2. Use of technology in labor management
The logistics sector has been experiencing a manpower crisis (particularly in the US), as there are fewer drivers joining the workforce compared to the number of drivers retiring from it. Businesses can utilize technology to estimate how many employees they need to hire, in order to mitigate this trend. Technology for instance may be used to determine the optimal number of drivers to be employed to deliver the items based on the number of units that need to be carried.
Another labor management problem that firms in the logistics sector must address is determining when and how many warehouse workers they must recruit during peak seasons for tasks like picking and packaging. By predicting the volume of work to be done and therefore the number of workers needed to complete it, technology can help warehouse management companies hire the right number of people at the right time.

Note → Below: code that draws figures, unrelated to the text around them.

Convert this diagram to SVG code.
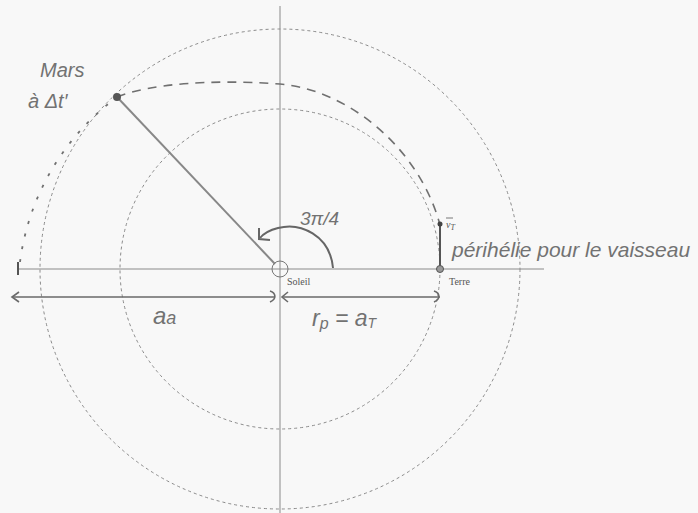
<svg xmlns="http://www.w3.org/2000/svg" width="698" height="513" viewBox="0 0 698 513">
<style>
.axis{stroke:#8a8a8a;stroke-width:1;fill:none}
.orbit{stroke:#8a8a8a;stroke-width:1;fill:none;stroke-dasharray:3 3}
.transfer{stroke:#707070;stroke-width:1.6;fill:none;stroke-dasharray:9 7}
.transferL{stroke:#707070;stroke-width:1.8;fill:none;stroke-dasharray:3 10}
.dim{stroke:#6a6a6a;stroke-width:1.6;fill:none}
.hand{font-family:"Liberation Sans",Arial,sans-serif;font-style:italic;fill:#727272}
.serif{font-family:"Liberation Serif",serif;fill:#555;font-size:10px}
</style>
<rect width="698" height="513" fill="#f8f8f8"/>
<g id="axes">
<line class="axis" x1="280" y1="6" x2="280" y2="513"/>
<line class="axis" x1="18" y1="269" x2="544" y2="269"/>
</g>
<g id="orbits">
<circle class="orbit" cx="280" cy="269" r="160"/>
<circle class="orbit" cx="280" cy="269" r="240"/>
</g>
<g id="connectors">
<path class="transfer" d="M117,97 C150,84 210,79 280,84 C350,90 420,150 440,225"/>
<path class="transferL" d="M20,262 C28,200 60,140 117,97"/>
<line x1="18" y1="262" x2="18" y2="275" stroke="#555" stroke-width="2"/>
<line x1="117" y1="97" x2="275" y2="264" stroke="#888" stroke-width="2"/>
<path d="M333,268 C330,235 300,222 278,228 C270,230 264,233 260,238" stroke="#666" stroke-width="2" fill="none"/>
<path d="M259,228 L259,239 L270,240" stroke="#666" stroke-width="2" fill="none"/>
<line x1="440" y1="225" x2="440" y2="268" stroke="#555" stroke-width="2"/>
<line class="dim" x1="12" y1="297" x2="275" y2="297"/>
<path class="dim" d="M19,292 L12,297 L19,302"/>
<path class="dim" d="M270,291 C276,293 277,299 270,302"/>
<line class="dim" x1="282" y1="297" x2="440" y2="297"/>
<path class="dim" d="M288,292 L282,297 L288,302"/>
<path class="dim" d="M434,291 C440,293 441,299 434,302"/>
</g>
<g id="soleil">
<circle cx="280" cy="269" r="8" fill="none" stroke="#777" stroke-width="1"/>
<text class="serif" x="287" y="285">Soleil</text>
</g>
<g id="terre">
<circle cx="440" cy="269" r="3.5" fill="#999" stroke="#555" stroke-width="1"/>
<circle cx="440" cy="224" r="2.5" fill="#444"/>
<text class="serif" x="446" y="228" font-size="12" font-style="italic">v<tspan font-size="8" dy="2">T</tspan></text>
<line x1="446" y1="218" x2="453" y2="218" stroke="#555" stroke-width="0.8"/>
<text class="serif" x="449" y="285">Terre</text>
</g>
<g id="mars">
<circle cx="117" cy="97" r="4" fill="#555"/>
<text class="hand" x="40" y="77" font-size="20">Mars</text>
<text class="hand" x="28" y="108" font-size="20">à Δt′</text>
</g>
<g id="labels">
<text class="hand" x="300" y="225" font-size="19">3π/4</text>
<text class="hand" x="153" y="324" font-size="24">a<tspan font-size="18">a</tspan></text>
<text class="hand" x="312" y="326" font-size="23">r<tspan font-size="16" dy="3">p</tspan><tspan dy="-3"> = a</tspan><tspan font-size="14" dy="2">T</tspan></text>
<text class="hand" x="452" y="257" font-size="21">périhélie pour le vaisseau</text>
</g>
</svg>
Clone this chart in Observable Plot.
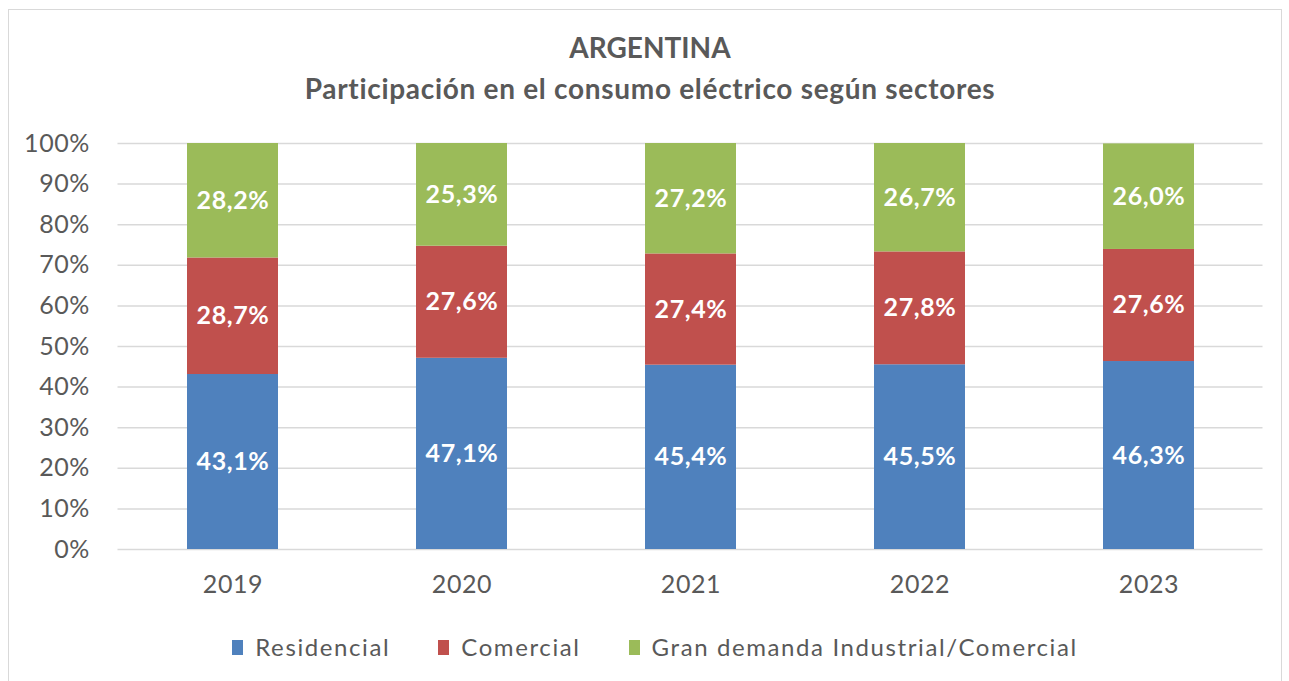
<!DOCTYPE html>
<html>
<head>
<meta charset="utf-8">
<script src="https://cdn.jsdelivr.net/npm/d3@7"></script>
<script src="https://cdn.jsdelivr.net/npm/@observablehq/plot@0.6"></script>
<style>
  html, body { margin: 0; padding: 0; background: #fff; }
  #wrap { position: relative; width: 1289px; height: 681px; overflow: hidden; font-family: Lato, "Open Sans", sans-serif; }
  #frame { position: absolute; left: 8px; top: 9px; width: 1274px; height: 690px; border: 1px solid #d9d9d9; box-sizing: border-box; }
  .title { position: absolute; left: 0; width: 1300px; text-align: center; color: #595959; font-weight: bold; font-size: 28px; line-height: 32px; }
  #plot { position: absolute; left: 0; top: 0; }
  #legend { position: absolute; left: 0; top: 632px; width: 1310px; display: flex; justify-content: center; gap: 0; color: #595959; font-size: 24px; letter-spacing: 1.6px; line-height: 30px; }
  .item { display: flex; align-items: center; margin: 0 24px; }
  .sw { width: 11px; height: 15px; margin-right: 12px; }
  svg text { letter-spacing: 0.6px; }
</style>
</head>
<body>
<div id="wrap">
  <div id="frame"></div>
  <div class="title" style="top:31px">ARGENTINA</div>
  <div class="title" style="top:72px; letter-spacing:0.7px">Participación en el consumo eléctrico según sectores</div>
  <div id="plot"></div>
  <div id="legend"></div>
</div>
<script>
const years = ["2019", "2020", "2021", "2022", "2023"];
const sectors = ["Residencial", "Comercial", "Gran demanda Industrial/Comercial"];
const colors = ["#4F81BD", "#C0504D", "#9BBB59"];
const residencial = [43.1, 47.1, 45.4, 45.5, 46.3];
const comercial = [28.7, 27.6, 27.4, 27.8, 27.6];
const granDemanda = [28.2, 25.3, 27.2, 26.7, 26.0];
const yTicks = [0, 10, 20, 30, 40, 50, 60, 70, 80, 90, 100];

const series = [residencial, comercial, granDemanda];
const data = [];
sectors.forEach((s, i) => years.forEach((y, j) => data.push({year: y, sector: s, value: series[i][j]})));

const fmt = v => v.toFixed(1).replace(".", ",") + "%";

const chart = Plot.plot({
  width: 1289,
  height: 610,
  marginTop: 143,
  marginBottom: 61,
  marginLeft: 117.5,
  marginRight: 26.5,
  style: {fontFamily: "Lato, 'Open Sans', sans-serif", fontSize: "24px", color: "#595959", background: "transparent", overflow: "visible"},
  x: {domain: years, paddingInner: 0.603, paddingOuter: 0.3015, label: null},
  y: {domain: [0, 100], label: null},
  color: {domain: sectors, range: colors},
  marks: [
    Plot.ruleY(yTicks, {stroke: "#d9d9d9", strokeWidth: 1.5}),
    Plot.barY(data, {x: "year", y: "value", fill: "sector", z: "sector"}),
    Plot.text(data, Plot.stackY({x: "year", y: "value", z: "sector", text: d => fmt(d.value), fill: "white", fontWeight: "bold", fontSize: 25})),
    Plot.axisY({ticks: yTicks, tickFormat: d => d + "%", tickSize: 0, tickPadding: 28, fontSize: 25, fill: "#595959"}),
    Plot.axisX({tickSize: 0, tickPadding: 26, fontSize: 25, fill: "#595959"})
  ]
});
document.getElementById("plot").appendChild(chart);

const legend = document.getElementById("legend");
sectors.forEach((s, i) => {
  const it = document.createElement("div");
  it.className = "item";
  const sw = document.createElement("span");
  sw.className = "sw";
  sw.style.background = colors[i];
  const t = document.createElement("span");
  t.textContent = s;
  it.appendChild(sw); it.appendChild(t);
  legend.appendChild(it);
});
</script>
</body>
</html>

By utilizing technology to perform optimal selection of resources and allocation of jobs, firms can ensure resource productivity by doing more with less.
3. Increased investments in automation and robotics
In a multitude of sectors, robotics and automation have fundamentally changed how humans live and work. Many businesses are battling to keep up with rising production expenses such as labour and raw material costs, while preserving their profit margins as the risk of a worldwide economic recession in 2023 rises. By lowering operational costs and boosting production effectiveness the robotics and automation industry offers ways to address the challenge. Logistics firms are expanding their investments in automation and robotics particularly in warehouse operations and autonomous trucks in order to eliminate human labor, manage hazardous activities and increase productivity.
4. Enhanced integration capabilities of logistics software
A recent research by IMARC Group predicts that the global logistics market size reached US$ 5.2 Trillion in 2022 and is expected to reach US$ 6.8 Trillion by 2028, exhibiting a growth rate (CAGR) of 4.5% during 2023-2028. Integration of IT services would be highly effective in building a flexible infrastructure that would support seamless operations. To expand their reach, major organizations in the logistics industry are merging with or purchasing regional players. Once the merger or acquisition is complete data must move between systems seamlessly. Logistics software must have strong integration capabilities in order for this to occur. Businesses in the logistics industry may gain a competitive edge and save costs by integrating new technology. A key component for realizing the potential of future prospects is the integrated capability of technology that supports their operations. This capability helps LSPs to be operationally efficient, reduce costs, improve margins, achieve paperless operations and elevate customer experience.
5. Supply Chain Control Towers for enhanced visibility
Supply Chain Control Towers have become essential as businesses find themselves depending more and more on their supply networks to become more robust and sustainable and build more customer-centric growth engines. In this age of changing customer expectations, disruptive innovation and technology and with the development of novel business models, control towers are what businesses need to survive and succeed. It's time for a fresh approach to manage the supplier network and enhance corporate value. Customers of logistics companies now want more transparency from the services that businesses offer them. Through the installation and improvement of control towers, logistics businesses may offer visibility to their clients. These control towers gather data from many systems including those for transportation management, warehouse management and freight management and then use this data to provide insights.
Logistics technology is continually being improved to keep up with the rising demand for global shipping of goods. Faster delivery rates, shipping to distant destinations, quick access to containers and movement of larger more complex freight are some of the current challenges that must be addressed. In this fiercely competitive market, effective logistics technology is critical for businesses to succeed and gain customer satisfaction. Organizations thus must make investments in technology that simplifies operations and enables quick resolution of challenging issues.